The working class in Iran has waged some courageous struggles in the past two years, revealing once again that it has the potential - as we saw at certain moments in 1978-79 – to provide a leadership to the mass of the population, to integrate their discontent into an authentically proletarian movement.
But for this to happen, the workers of Iran, Iraq and other countries in the front line of imperialist conflict will have to develop the capacity to avoid all the traps laid in their path, whether in the form of nationalism or illusions in the superiority of “western democracy”. And they will not be able to make this vital step forward without the active solidarity of the international working class, above all in the central countries of the system. The current struggles of the working class in France indicate that this is not a forlorn hope.
Against the escalation of military barbarism, the only way forward for humanity lies in the escalation of the international class struggle against capital, its national rivalries, its repression and its wars.
 The “shirt changing” of Erdogan’s Turkey works both ways however, like most alliances in this period: in the Middle East, it has sidled up towards Russia against the US, but in Libya, it has sent in troops to support the UN-recognised Government of National Accord, against the forces under Khalifa Haftar, which are backed by Russia…

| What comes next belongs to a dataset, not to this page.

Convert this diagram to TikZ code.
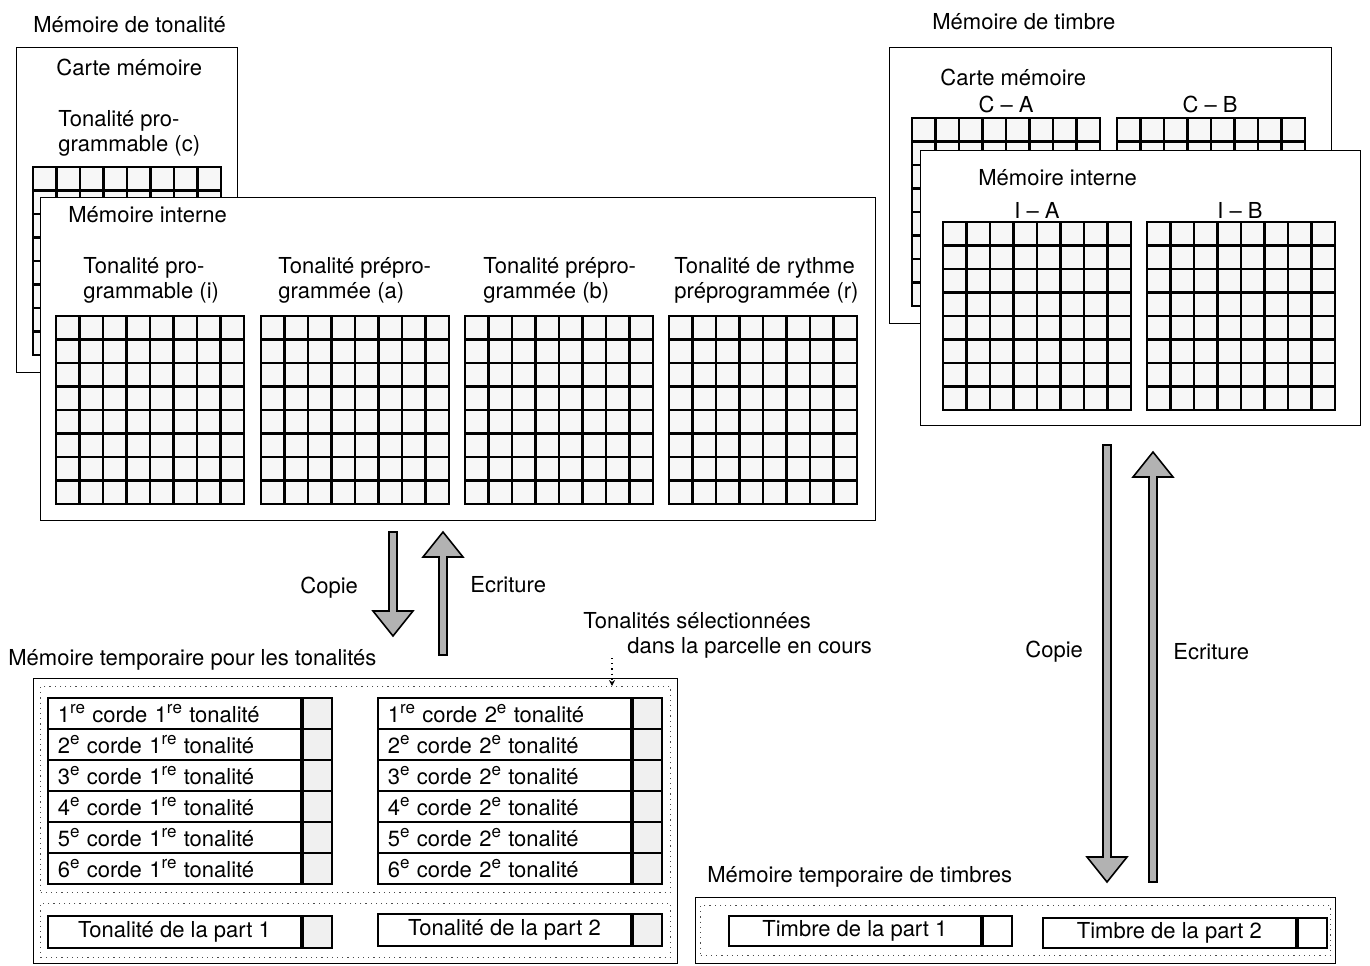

 Let’s also recall that the same Trump who hypocritically declares his support for the protests of the Iranian population against poverty and unemployment is now threatening to make their living conditions yet more desperate by inflicting even more crippling economic sanctions on Iran. No less hypocritical is Trump’s pretence of supporting the protests that followed the downing of the airline, an attempt to instrumentalise Iran’s blunder and spread illusions in the moral scruples of the western powers.